A community in which people are having honest, values-grounded conversations about what they want to create together is a community that is continuously preparing the ground for new possibilities. A community in which people are not having those conversations is one in which the soil is hardening, regardless of how much activity is happening on the surface.

This is why the quality of today’s conversations matters so much. Not because any single exchange will transform everything, but because each one either adds to the stock of shared understanding and collective trust or depletes it. Each conversation either opens the possibility of something new or closes it a little further.

Citizenship as conversation

To be a citizen, in the sense this series has been exploring, is to take responsibility for the quality of the conversations happening in the spaces you inhabit. Not to control them. Not to manage them toward a predetermined outcome. But to show up for them honestly, to create the conditions in which others can do the same, and to resist the temptation to stay on the surface when something deeper needs to be said.

This is harder than it sounds. Honest conversation requires a tolerance for uncertainty, a willingness to be changed by what you hear, and the courage to say what is true even when the room is not yet ready for it. These are not natural defaults for most of us in most social settings. They are practices, developed slowly, through repeated small acts of choosing honesty over comfort and genuine exchange over the performance of agreement.

But they are precisely what communities most need from the people who inhabit them. Not expertise, not resources, not better plans. The willingness to talk to each other, honestly, about what matters, and to keep doing so even when it is difficult.

The future of your community is being created right now, in the conversations that are happening and in the ones that are not. The question worth sitting with is which category you are in.

Questions for reflection

What conversation are you avoiding having, with a neighbour, a colleague, or a group, that might actually hold the key to a better future? What would it take to begin it?

If today’s conversations in your community or your team were the only seeds for next year’s possibilities, what would you be growing? And what would be missing from the harvest?

Think of a conversation that changed something for you: a moment when an honest exchange shifted what you believed was possible. What made that conversation different from the ones that left things unchanged?

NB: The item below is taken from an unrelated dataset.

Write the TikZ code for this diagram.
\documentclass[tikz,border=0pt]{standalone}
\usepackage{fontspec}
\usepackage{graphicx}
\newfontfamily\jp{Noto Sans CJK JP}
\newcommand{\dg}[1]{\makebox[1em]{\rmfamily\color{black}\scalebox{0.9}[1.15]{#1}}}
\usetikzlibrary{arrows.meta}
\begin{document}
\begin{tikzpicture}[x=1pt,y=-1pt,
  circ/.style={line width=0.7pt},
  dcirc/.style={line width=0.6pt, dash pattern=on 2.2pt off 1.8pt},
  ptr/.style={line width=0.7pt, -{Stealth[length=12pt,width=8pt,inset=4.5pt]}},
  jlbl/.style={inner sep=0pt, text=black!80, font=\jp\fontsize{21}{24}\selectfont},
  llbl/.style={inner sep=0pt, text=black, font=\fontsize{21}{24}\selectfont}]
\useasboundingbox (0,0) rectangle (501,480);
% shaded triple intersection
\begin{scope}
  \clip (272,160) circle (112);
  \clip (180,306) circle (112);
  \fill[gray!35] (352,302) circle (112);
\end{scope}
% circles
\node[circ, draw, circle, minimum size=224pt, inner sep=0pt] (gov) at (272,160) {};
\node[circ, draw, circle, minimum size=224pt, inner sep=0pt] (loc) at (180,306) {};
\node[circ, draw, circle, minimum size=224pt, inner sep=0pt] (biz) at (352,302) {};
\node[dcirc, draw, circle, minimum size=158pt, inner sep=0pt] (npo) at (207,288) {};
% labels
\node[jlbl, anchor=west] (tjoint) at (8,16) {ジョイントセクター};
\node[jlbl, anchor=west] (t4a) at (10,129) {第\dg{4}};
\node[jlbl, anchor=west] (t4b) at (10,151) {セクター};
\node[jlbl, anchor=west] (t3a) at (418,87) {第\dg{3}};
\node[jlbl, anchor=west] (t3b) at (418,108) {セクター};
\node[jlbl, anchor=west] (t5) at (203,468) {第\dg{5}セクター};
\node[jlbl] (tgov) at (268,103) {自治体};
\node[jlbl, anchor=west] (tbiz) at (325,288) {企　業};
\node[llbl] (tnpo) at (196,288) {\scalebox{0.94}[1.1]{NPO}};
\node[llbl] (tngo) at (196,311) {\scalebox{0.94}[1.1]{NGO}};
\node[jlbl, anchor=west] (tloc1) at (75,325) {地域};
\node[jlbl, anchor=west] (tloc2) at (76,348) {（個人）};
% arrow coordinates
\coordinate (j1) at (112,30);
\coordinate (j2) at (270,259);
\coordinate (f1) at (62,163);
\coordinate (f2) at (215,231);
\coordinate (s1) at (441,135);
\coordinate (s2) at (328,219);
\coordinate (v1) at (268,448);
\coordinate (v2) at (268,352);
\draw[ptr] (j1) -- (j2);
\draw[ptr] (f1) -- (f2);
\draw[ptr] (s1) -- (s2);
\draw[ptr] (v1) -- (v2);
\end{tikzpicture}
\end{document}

Is there a question you have been waiting for someone else to ask in your community or your workplace? What would happen if you asked it yourself, this week, in the next gathering you attend?

Where in your daily life, on your street, in your team, in your building, is there a space where honest conversation is genuinely welcomed? And where is it most conspicuously absent?

Source

Block, P. (2003) The answer to how is yes: Acting on what matters. San Francisco: Berrett-Koehler Publishers.